[What is expected] Write each line of the material exactly as given, from the top through the line that contains "from matplotlib.patches import", and omit all pictures.

** begin Dataset extract **

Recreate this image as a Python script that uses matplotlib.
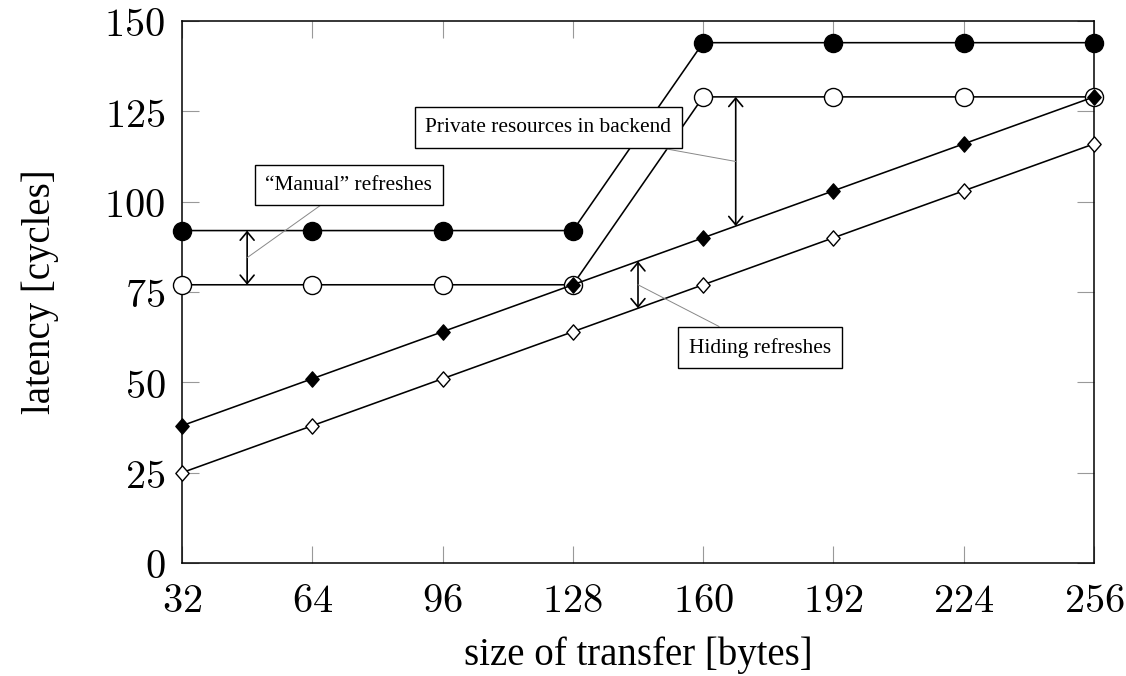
import numpy as np
import matplotlib
matplotlib.use("Agg")
import matplotlib.pyplot as plt
from matplotlib.path import Path
from matplotlib.patches import FancyArrowPatch

# ---- data ----
sizes = [32, 64, 96, 128, 160, 192, 224, 256]
manual_refresh = [92, 92, 92, 92, 144, 144, 144, 144]      # filled circles
private_backend = [77, 77, 77, 77, 129, 129, 129, 129]     # open circles
hiding_refresh = [38, 51, 64, 77, 90, 103, 116, 129]       # filled diamonds
ideal = [25, 38, 51, 64, 77, 90, 103, 116]                 # open diamonds
yticks = [0, 25, 50, 75, 100, 125, 150]

plt.rcParams['mathtext.fontset'] = 'cm'
serif = ['Liberation Serif', 'DejaVu Serif']

fig = plt.figure(figsize=(11.26, 6.76), dpi=100)
W, H = 1126, 676
ax = fig.add_axes([182 / W, (H - 563) / H, 912 / W, 542 / H])

diamond = Path([(0, 1), (0.87, 0), (0, -1), (-0.87, 0), (0, 1)],
               [Path.MOVETO, Path.LINETO, Path.LINETO, Path.LINETO, Path.CLOSEPOLY])

lw = 1.15
ax.plot(sizes, manual_refresh, color='black', lw=lw, marker='o', ms=13,
        mfc='black', mec='black', mew=1, clip_on=False, zorder=3)
ax.plot(sizes, private_backend, color='black', lw=lw, marker='o', ms=13,
        mfc='white', mec='black', mew=1, clip_on=False, zorder=3)
ax.plot(sizes, hiding_refresh, color='black', lw=lw, marker=diamond, ms=11,
        mfc='black', mec='black', mew=1, clip_on=False, zorder=4)
ax.plot(sizes, ideal, color='black', lw=lw, marker=diamond, ms=11,
        mfc='white', mec='black', mew=1, clip_on=False, zorder=4)

ax.set_xlim(32, 256)
ax.set_ylim(0, 150)
ax.set_xticks(sizes)
ax.set_xticklabels([f"${s}$" for s in sizes])
ax.set_yticks(yticks)
ax.set_yticklabels([f"${v}$" for v in yticks])
ax.tick_params(axis='both', direction='in', length=12, width=0.8, color='#999999',
               labelsize=29, top=True, right=True)
ax.tick_params(axis='x', pad=13)
ax.tick_params(axis='y', pad=12)
for s in ax.spines.values():
    s.set_linewidth(1.1)

ax.set_xlabel('size of transfer [bytes]', fontsize=28, family=serif, va='center')
ax.set_ylabel('latency [cycles]', fontsize=28, family=serif, va='center')
ax.xaxis.set_label_coords(0.5, (563 - 655) / 542)
ax.yaxis.set_label_coords((40 - 182) / 912, 0.5)

# ---- annotations ----
def gap_arrow(x, upper, lower):
    yu = np.interp(x, sizes, upper)
    yl = np.interp(x, sizes, lower)
    arr = FancyArrowPatch((x, yu), (x, yl), arrowstyle='<->,head_length=0.6,head_width=0.5',
                          mutation_scale=10, color='black', lw=1.2,
                          shrinkA=0, shrinkB=0, zorder=5)
    ax.add_patch(arr)
    return x, (yu + yl) / 2

def label(text, anchor, box_xy):
    ax.annotate(text, xy=anchor, xytext=box_xy, textcoords='data',
                ha='center', va='center', fontsize=15.4, family=serif, zorder=6,
                bbox=dict(boxstyle='square,pad=0.5', fc='white', ec='black', lw=1),
                arrowprops=dict(arrowstyle='-', color='#888888', lw=0.7,
                                shrinkA=0, shrinkB=0))

m1 = gap_arrow(48, manual_refresh, private_backend)
label('\u201cManual\u201d refreshes', m1, (73.0, 104.6))
m2 = gap_arrow(168, private_backend, hiding_refresh)
label('Private resources in backend', m2, (122.0, 120.5))
m3 = gap_arrow(144, hiding_refresh, ideal)
label('Hiding refreshes', m3, (174.0, 59.6))

fig.savefig('out.png', dpi=100)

** end Dataset extract **

[Result]
Recreate this image as a Python script that uses matplotlib.
import numpy as np
import matplotlib
matplotlib.use("Agg")
import matplotlib.pyplot as plt
from matplotlib.path import Path
from matplotlib.patches import FancyArrowPatch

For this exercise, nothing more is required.